• Given material
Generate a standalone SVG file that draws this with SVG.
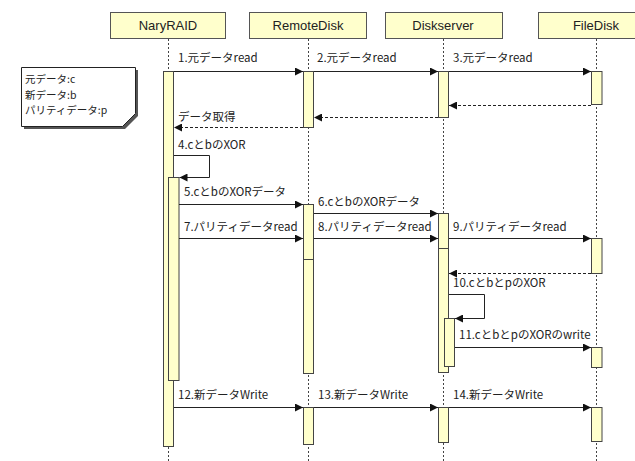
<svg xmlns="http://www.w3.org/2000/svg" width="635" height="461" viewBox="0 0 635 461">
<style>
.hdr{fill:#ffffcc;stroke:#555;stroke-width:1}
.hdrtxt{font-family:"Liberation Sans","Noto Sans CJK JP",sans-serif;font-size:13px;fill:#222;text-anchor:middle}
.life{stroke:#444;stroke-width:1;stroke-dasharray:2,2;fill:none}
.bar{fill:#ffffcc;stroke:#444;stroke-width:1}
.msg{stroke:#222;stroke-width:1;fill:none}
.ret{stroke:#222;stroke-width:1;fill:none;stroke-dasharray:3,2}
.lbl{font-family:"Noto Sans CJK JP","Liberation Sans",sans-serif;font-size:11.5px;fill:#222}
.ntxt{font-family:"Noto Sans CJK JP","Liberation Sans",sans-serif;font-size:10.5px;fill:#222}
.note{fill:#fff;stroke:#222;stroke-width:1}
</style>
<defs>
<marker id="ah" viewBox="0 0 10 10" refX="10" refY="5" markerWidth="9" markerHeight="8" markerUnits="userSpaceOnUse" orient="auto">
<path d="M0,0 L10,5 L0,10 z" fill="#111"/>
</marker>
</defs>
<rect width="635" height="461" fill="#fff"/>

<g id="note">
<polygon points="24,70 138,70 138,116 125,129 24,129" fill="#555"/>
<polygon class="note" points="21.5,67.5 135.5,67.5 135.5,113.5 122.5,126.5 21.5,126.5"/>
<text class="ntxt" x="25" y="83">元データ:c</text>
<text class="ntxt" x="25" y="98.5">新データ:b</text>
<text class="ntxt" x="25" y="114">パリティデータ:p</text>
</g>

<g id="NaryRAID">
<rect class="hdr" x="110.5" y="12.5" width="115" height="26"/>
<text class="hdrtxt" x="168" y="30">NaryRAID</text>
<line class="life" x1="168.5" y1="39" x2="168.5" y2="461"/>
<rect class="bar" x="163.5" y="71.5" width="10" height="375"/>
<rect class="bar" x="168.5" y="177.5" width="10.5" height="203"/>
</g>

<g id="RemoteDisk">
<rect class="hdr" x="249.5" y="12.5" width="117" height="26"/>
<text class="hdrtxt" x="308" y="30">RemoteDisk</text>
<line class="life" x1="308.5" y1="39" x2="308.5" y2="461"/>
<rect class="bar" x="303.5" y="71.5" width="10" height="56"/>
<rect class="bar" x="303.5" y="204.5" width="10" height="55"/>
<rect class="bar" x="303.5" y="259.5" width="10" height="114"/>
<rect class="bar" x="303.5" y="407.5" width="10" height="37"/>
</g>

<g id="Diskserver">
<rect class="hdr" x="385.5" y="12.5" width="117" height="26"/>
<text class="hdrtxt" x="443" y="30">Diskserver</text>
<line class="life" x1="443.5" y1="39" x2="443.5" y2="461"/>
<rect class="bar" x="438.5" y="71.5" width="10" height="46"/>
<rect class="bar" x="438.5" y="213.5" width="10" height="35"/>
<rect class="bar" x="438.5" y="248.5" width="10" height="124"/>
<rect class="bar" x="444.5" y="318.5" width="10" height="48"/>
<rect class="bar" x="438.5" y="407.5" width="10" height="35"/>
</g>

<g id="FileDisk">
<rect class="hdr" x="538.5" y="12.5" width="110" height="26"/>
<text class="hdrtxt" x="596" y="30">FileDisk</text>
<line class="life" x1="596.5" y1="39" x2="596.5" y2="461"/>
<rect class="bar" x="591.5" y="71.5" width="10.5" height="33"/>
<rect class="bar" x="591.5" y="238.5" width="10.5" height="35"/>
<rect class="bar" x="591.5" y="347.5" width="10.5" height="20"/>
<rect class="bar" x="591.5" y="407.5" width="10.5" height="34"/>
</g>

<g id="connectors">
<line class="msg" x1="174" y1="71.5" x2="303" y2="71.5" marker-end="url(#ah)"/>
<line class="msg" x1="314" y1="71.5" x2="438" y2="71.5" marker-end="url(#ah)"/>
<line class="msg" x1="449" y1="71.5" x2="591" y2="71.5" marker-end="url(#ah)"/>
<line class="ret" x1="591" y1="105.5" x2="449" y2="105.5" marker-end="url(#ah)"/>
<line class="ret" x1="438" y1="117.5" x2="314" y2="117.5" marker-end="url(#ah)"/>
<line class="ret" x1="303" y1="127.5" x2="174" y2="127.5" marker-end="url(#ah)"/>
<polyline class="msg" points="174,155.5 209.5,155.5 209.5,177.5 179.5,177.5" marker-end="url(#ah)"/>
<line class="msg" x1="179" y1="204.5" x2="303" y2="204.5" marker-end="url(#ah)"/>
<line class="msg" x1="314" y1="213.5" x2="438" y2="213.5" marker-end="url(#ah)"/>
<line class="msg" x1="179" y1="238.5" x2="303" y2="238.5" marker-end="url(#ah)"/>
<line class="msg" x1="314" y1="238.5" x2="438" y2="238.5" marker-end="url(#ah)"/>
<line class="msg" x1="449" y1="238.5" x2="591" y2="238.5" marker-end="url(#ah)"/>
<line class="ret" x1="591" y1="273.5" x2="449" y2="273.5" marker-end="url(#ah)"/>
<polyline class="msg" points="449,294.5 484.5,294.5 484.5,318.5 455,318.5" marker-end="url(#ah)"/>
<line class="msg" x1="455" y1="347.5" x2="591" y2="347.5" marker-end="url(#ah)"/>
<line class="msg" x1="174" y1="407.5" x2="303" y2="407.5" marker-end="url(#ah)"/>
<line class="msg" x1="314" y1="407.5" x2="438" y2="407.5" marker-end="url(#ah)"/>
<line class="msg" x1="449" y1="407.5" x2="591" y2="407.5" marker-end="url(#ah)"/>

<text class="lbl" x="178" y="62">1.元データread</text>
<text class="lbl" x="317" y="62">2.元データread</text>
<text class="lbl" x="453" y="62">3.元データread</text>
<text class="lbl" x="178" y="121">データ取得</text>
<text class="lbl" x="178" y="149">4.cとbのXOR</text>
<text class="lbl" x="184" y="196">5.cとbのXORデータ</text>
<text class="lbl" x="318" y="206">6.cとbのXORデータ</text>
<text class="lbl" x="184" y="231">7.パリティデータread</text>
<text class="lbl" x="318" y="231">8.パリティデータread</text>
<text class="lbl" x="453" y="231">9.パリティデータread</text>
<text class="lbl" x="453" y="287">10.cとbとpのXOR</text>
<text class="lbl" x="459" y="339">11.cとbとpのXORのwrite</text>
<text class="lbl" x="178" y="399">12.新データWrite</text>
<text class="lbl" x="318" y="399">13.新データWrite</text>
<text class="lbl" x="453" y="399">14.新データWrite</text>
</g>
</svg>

• Given request
Reproduce every line of the material precisely, omitting its pictures.

• Expected answer
Generate a standalone SVG file that draws this with SVG.
<svg xmlns="http://www.w3.org/2000/svg" width="635" height="461" viewBox="0 0 635 461">
<style>
.hdr{fill:#ffffcc;stroke:#555;stroke-width:1}
.hdrtxt{font-family:"Liberation Sans","Noto Sans CJK JP",sans-serif;font-size:13px;fill:#222;text-anchor:middle}
.life{stroke:#444;stroke-width:1;stroke-dasharray:2,2;fill:none}
.bar{fill:#ffffcc;stroke:#444;stroke-width:1}
.msg{stroke:#222;stroke-width:1;fill:none}
.ret{stroke:#222;stroke-width:1;fill:none;stroke-dasharray:3,2}
.lbl{font-family:"Noto Sans CJK JP","Liberation Sans",sans-serif;font-size:11.5px;fill:#222}
.ntxt{font-family:"Noto Sans CJK JP","Liberation Sans",sans-serif;font-size:10.5px;fill:#222}
.note{fill:#fff;stroke:#222;stroke-width:1}
</style>
<defs>
<marker id="ah" viewBox="0 0 10 10" refX="10" refY="5" markerWidth="9" markerHeight="8" markerUnits="userSpaceOnUse" orient="auto">
<path d="M0,0 L10,5 L0,10 z" fill="#111"/>
</marker>
</defs>
<rect width="635" height="461" fill="#fff"/>

<g id="note">
<polygon points="24,70 138,70 138,116 125,129 24,129" fill="#555"/>
<polygon class="note" points="21.5,67.5 135.5,67.5 135.5,113.5 122.5,126.5 21.5,126.5"/>
<text class="ntxt" x="25" y="83">元データ:c</text>
<text class="ntxt" x="25" y="98.5">新データ:b</text>
<text class="ntxt" x="25" y="114">パリティデータ:p</text>
</g>

<g id="NaryRAID">
<rect class="hdr" x="110.5" y="12.5" width="115" height="26"/>
<text class="hdrtxt" x="168" y="30">NaryRAID</text>
<line class="life" x1="168.5" y1="39" x2="168.5" y2="461"/>
<rect class="bar" x="163.5" y="71.5" width="10" height="375"/>
<rect class="bar" x="168.5" y="177.5" width="10.5" height="203"/>
</g>

<g id="RemoteDisk">
<rect class="hdr" x="249.5" y="12.5" width="117" height="26"/>
<text class="hdrtxt" x="308" y="30">RemoteDisk</text>
<line class="life" x1="308.5" y1="39" x2="308.5" y2="461"/>
<rect class="bar" x="303.5" y="71.5" width="10" height="56"/>
<rect class="bar" x="303.5" y="204.5" width="10" height="55"/>
<rect class="bar" x="303.5" y="259.5" width="10" height="114"/>
<rect class="bar" x="303.5" y="407.5" width="10" height="37"/>
</g>

<g id="Diskserver">
<rect class="hdr" x="385.5" y="12.5" width="117" height="26"/>
<text class="hdrtxt" x="443" y="30">Diskserver</text>
<line class="life" x1="443.5" y1="39" x2="443.5" y2="461"/>
<rect class="bar" x="438.5" y="71.5" width="10" height="46"/>
<rect class="bar" x="438.5" y="213.5" width="10" height="35"/>
<rect class="bar" x="438.5" y="248.5" width="10" height="124"/>
<rect class="bar" x="444.5" y="318.5" width="10" height="48"/>
<rect class="bar" x="438.5" y="407.5" width="10" height="35"/>
</g>

<g id="FileDisk">
<rect class="hdr" x="538.5" y="12.5" width="110" height="26"/>
<text class="hdrtxt" x="596" y="30">FileDisk</text>
<line class="life" x1="596.5" y1="39" x2="596.5" y2="461"/>
<rect class="bar" x="591.5" y="71.5" width="10.5" height="33"/>
<rect class="bar" x="591.5" y="238.5" width="10.5" height="35"/>
<rect class="bar" x="591.5" y="347.5" width="10.5" height="20"/>
<rect class="bar" x="591.5" y="407.5" width="10.5" height="34"/>
</g>

<g id="connectors">
<line class="msg" x1="174" y1="71.5" x2="303" y2="71.5" marker-end="url(#ah)"/>
<line class="msg" x1="314" y1="71.5" x2="438" y2="71.5" marker-end="url(#ah)"/>
<line class="msg" x1="449" y1="71.5" x2="591" y2="71.5" marker-end="url(#ah)"/>
<line class="ret" x1="591" y1="105.5" x2="449" y2="105.5" marker-end="url(#ah)"/>
<line class="ret" x1="438" y1="117.5" x2="314" y2="117.5" marker-end="url(#ah)"/>
<line class="ret" x1="303" y1="127.5" x2="174" y2="127.5" marker-end="url(#ah)"/>
<polyline class="msg" points="174,155.5 209.5,155.5 209.5,177.5 179.5,177.5" marker-end="url(#ah)"/>
<line class="msg" x1="179" y1="204.5" x2="303" y2="204.5" marker-end="url(#ah)"/>
<line class="msg" x1="314" y1="213.5" x2="438" y2="213.5" marker-end="url(#ah)"/>
<line class="msg" x1="179" y1="238.5" x2="303" y2="238.5" marker-end="url(#ah)"/>
<line class="msg" x1="314" y1="238.5" x2="438" y2="238.5" marker-end="url(#ah)"/>
<line class="msg" x1="449" y1="238.5" x2="591" y2="238.5" marker-end="url(#ah)"/>
<line class="ret" x1="591" y1="273.5" x2="449" y2="273.5" marker-end="url(#ah)"/>
<polyline class="msg" points="449,294.5 484.5,294.5 484.5,318.5 455,318.5" marker-end="url(#ah)"/>
<line class="msg" x1="455" y1="347.5" x2="591" y2="347.5" marker-end="url(#ah)"/>
<line class="msg" x1="174" y1="407.5" x2="303" y2="407.5" marker-end="url(#ah)"/>
<line class="msg" x1="314" y1="407.5" x2="438" y2="407.5" marker-end="url(#ah)"/>
<line class="msg" x1="449" y1="407.5" x2="591" y2="407.5" marker-end="url(#ah)"/>

<text class="lbl" x="178" y="62">1.元データread</text>
<text class="lbl" x="317" y="62">2.元データread</text>
<text class="lbl" x="453" y="62">3.元データread</text>
<text class="lbl" x="178" y="121">データ取得</text>
<text class="lbl" x="178" y="149">4.cとbのXOR</text>
<text class="lbl" x="184" y="196">5.cとbのXORデータ</text>
<text class="lbl" x="318" y="206">6.cとbのXORデータ</text>
<text class="lbl" x="184" y="231">7.パリティデータread</text>
<text class="lbl" x="318" y="231">8.パリティデータread</text>
<text class="lbl" x="453" y="231">9.パリティデータread</text>
<text class="lbl" x="453" y="287">10.cとbとpのXOR</text>
<text class="lbl" x="459" y="339">11.cとbとpのXORのwrite</text>
<text class="lbl" x="178" y="399">12.新データWrite</text>
<text class="lbl" x="318" y="399">13.新データWrite</text>
<text class="lbl" x="453" y="399">14.新データWrite</text>
</g>
</svg>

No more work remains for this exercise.